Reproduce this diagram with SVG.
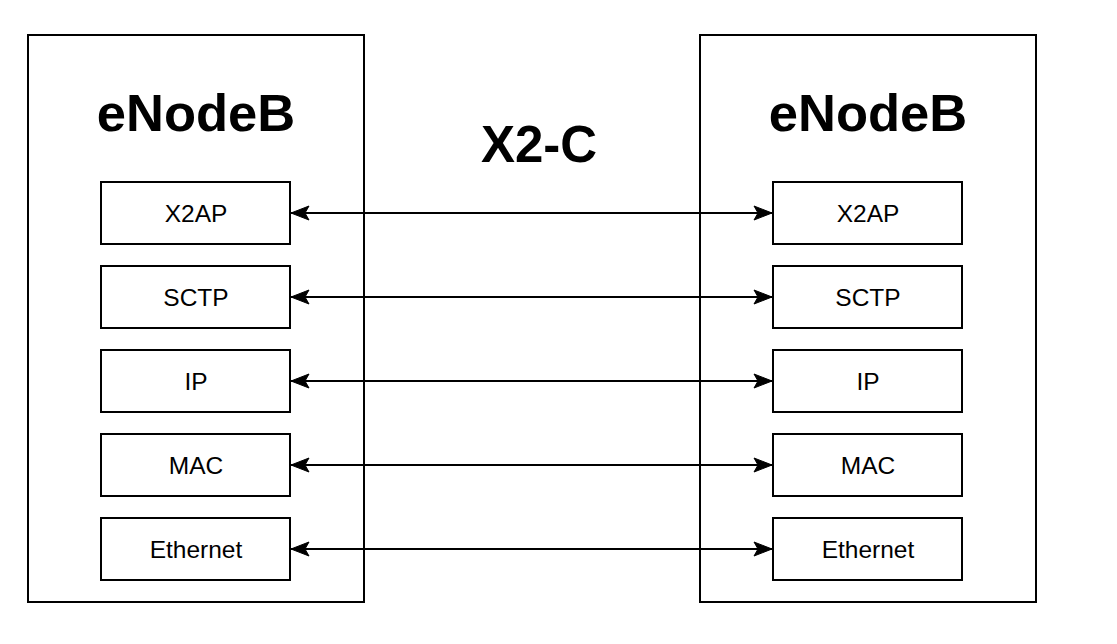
<svg xmlns="http://www.w3.org/2000/svg" width="1117" height="644" viewBox="0 0 1117 644">
<style>
.outer{fill:#fff;stroke:#000;stroke-width:2}
.layer{fill:#fff;stroke:#000;stroke-width:2}
.title{font-family:"Liberation Sans",Arial,sans-serif;font-weight:bold;font-size:52.5px;fill:#000;text-anchor:middle}
.big{font-family:"Liberation Sans",Arial,sans-serif;font-weight:bold;font-size:51px;fill:#000;text-anchor:middle}
.lbl{font-family:"Liberation Sans",Arial,sans-serif;font-size:24.5px;fill:#000;text-anchor:middle;dominant-baseline:central}
.conn{stroke:#000;stroke-width:2;fill:none;marker-start:url(#ah);marker-end:url(#ah)}
</style>
<defs>
<marker id="ah" viewBox="0 0 20 16" refX="19" refY="8" markerWidth="20" markerHeight="16" markerUnits="userSpaceOnUse" orient="auto-start-reverse">
<path d="M1,1 L19,8 L1,15 L5,8 Z" fill="#000" stroke="#000" stroke-width="1"/>
</marker>
</defs>
<rect width="1117" height="644" fill="#fff"/>
<g id="enb-left">
<rect class="outer" x="28" y="35" width="336" height="567"/>
<text class="title" x="196" y="131">eNodeB</text>
</g>
<g id="enb-right">
<rect class="outer" x="700" y="35" width="336" height="567"/>
<text class="title" x="868" y="131">eNodeB</text>
</g>
<g id="x2c-label"><text class="big" x="539" y="162">X2-C</text></g>
<g id="l-x2ap"><rect class="layer" x="101" y="182" width="189" height="62"/><text class="lbl" x="196" y="213">X2AP</text></g>
<g id="l-sctp"><rect class="layer" x="101" y="266" width="189" height="62"/><text class="lbl" x="196" y="297">SCTP</text></g>
<g id="l-ip"><rect class="layer" x="101" y="350" width="189" height="62"/><text class="lbl" x="196" y="381">IP</text></g>
<g id="l-mac"><rect class="layer" x="101" y="434" width="189" height="62"/><text class="lbl" x="196" y="465">MAC</text></g>
<g id="l-eth"><rect class="layer" x="101" y="518" width="189" height="62"/><text class="lbl" x="196" y="549">Ethernet</text></g>
<g id="r-x2ap"><rect class="layer" x="773" y="182" width="189" height="62"/><text class="lbl" x="868" y="213">X2AP</text></g>
<g id="r-sctp"><rect class="layer" x="773" y="266" width="189" height="62"/><text class="lbl" x="868" y="297">SCTP</text></g>
<g id="r-ip"><rect class="layer" x="773" y="350" width="189" height="62"/><text class="lbl" x="868" y="381">IP</text></g>
<g id="r-mac"><rect class="layer" x="773" y="434" width="189" height="62"/><text class="lbl" x="868" y="465">MAC</text></g>
<g id="r-eth"><rect class="layer" x="773" y="518" width="189" height="62"/><text class="lbl" x="868" y="549">Ethernet</text></g>
<g id="connectors">
<line class="conn" x1="291" y1="213" x2="772" y2="213"/>
<line class="conn" x1="291" y1="297" x2="772" y2="297"/>
<line class="conn" x1="291" y1="381" x2="772" y2="381"/>
<line class="conn" x1="291" y1="465" x2="772" y2="465"/>
<line class="conn" x1="291" y1="549" x2="772" y2="549"/>
</g>
</svg>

##############################

> [EXERCISE] Leave out the pictures and give the listing above again exactly.

> [REPLY]
Reproduce this diagram with SVG.
<svg xmlns="http://www.w3.org/2000/svg" width="1117" height="644" viewBox="0 0 1117 644">
<style>
.outer{fill:#fff;stroke:#000;stroke-width:2}
.layer{fill:#fff;stroke:#000;stroke-width:2}
.title{font-family:"Liberation Sans",Arial,sans-serif;font-weight:bold;font-size:52.5px;fill:#000;text-anchor:middle}
.big{font-family:"Liberation Sans",Arial,sans-serif;font-weight:bold;font-size:51px;fill:#000;text-anchor:middle}
.lbl{font-family:"Liberation Sans",Arial,sans-serif;font-size:24.5px;fill:#000;text-anchor:middle;dominant-baseline:central}
.conn{stroke:#000;stroke-width:2;fill:none;marker-start:url(#ah);marker-end:url(#ah)}
</style>
<defs>
<marker id="ah" viewBox="0 0 20 16" refX="19" refY="8" markerWidth="20" markerHeight="16" markerUnits="userSpaceOnUse" orient="auto-start-reverse">
<path d="M1,1 L19,8 L1,15 L5,8 Z" fill="#000" stroke="#000" stroke-width="1"/>
</marker>
</defs>
<rect width="1117" height="644" fill="#fff"/>
<g id="enb-left">
<rect class="outer" x="28" y="35" width="336" height="567"/>
<text class="title" x="196" y="131">eNodeB</text>
</g>
<g id="enb-right">
<rect class="outer" x="700" y="35" width="336" height="567"/>
<text class="title" x="868" y="131">eNodeB</text>
</g>
<g id="x2c-label"><text class="big" x="539" y="162">X2-C</text></g>
<g id="l-x2ap"><rect class="layer" x="101" y="182" width="189" height="62"/><text class="lbl" x="196" y="213">X2AP</text></g>
<g id="l-sctp"><rect class="layer" x="101" y="266" width="189" height="62"/><text class="lbl" x="196" y="297">SCTP</text></g>
<g id="l-ip"><rect class="layer" x="101" y="350" width="189" height="62"/><text class="lbl" x="196" y="381">IP</text></g>
<g id="l-mac"><rect class="layer" x="101" y="434" width="189" height="62"/><text class="lbl" x="196" y="465">MAC</text></g>
<g id="l-eth"><rect class="layer" x="101" y="518" width="189" height="62"/><text class="lbl" x="196" y="549">Ethernet</text></g>
<g id="r-x2ap"><rect class="layer" x="773" y="182" width="189" height="62"/><text class="lbl" x="868" y="213">X2AP</text></g>
<g id="r-sctp"><rect class="layer" x="773" y="266" width="189" height="62"/><text class="lbl" x="868" y="297">SCTP</text></g>
<g id="r-ip"><rect class="layer" x="773" y="350" width="189" height="62"/><text class="lbl" x="868" y="381">IP</text></g>
<g id="r-mac"><rect class="layer" x="773" y="434" width="189" height="62"/><text class="lbl" x="868" y="465">MAC</text></g>
<g id="r-eth"><rect class="layer" x="773" y="518" width="189" height="62"/><text class="lbl" x="868" y="549">Ethernet</text></g>
<g id="connectors">
<line class="conn" x1="291" y1="213" x2="772" y2="213"/>
<line class="conn" x1="291" y1="297" x2="772" y2="297"/>
<line class="conn" x1="291" y1="381" x2="772" y2="381"/>
<line class="conn" x1="291" y1="465" x2="772" y2="465"/>
<line class="conn" x1="291" y1="549" x2="772" y2="549"/>
</g>
</svg>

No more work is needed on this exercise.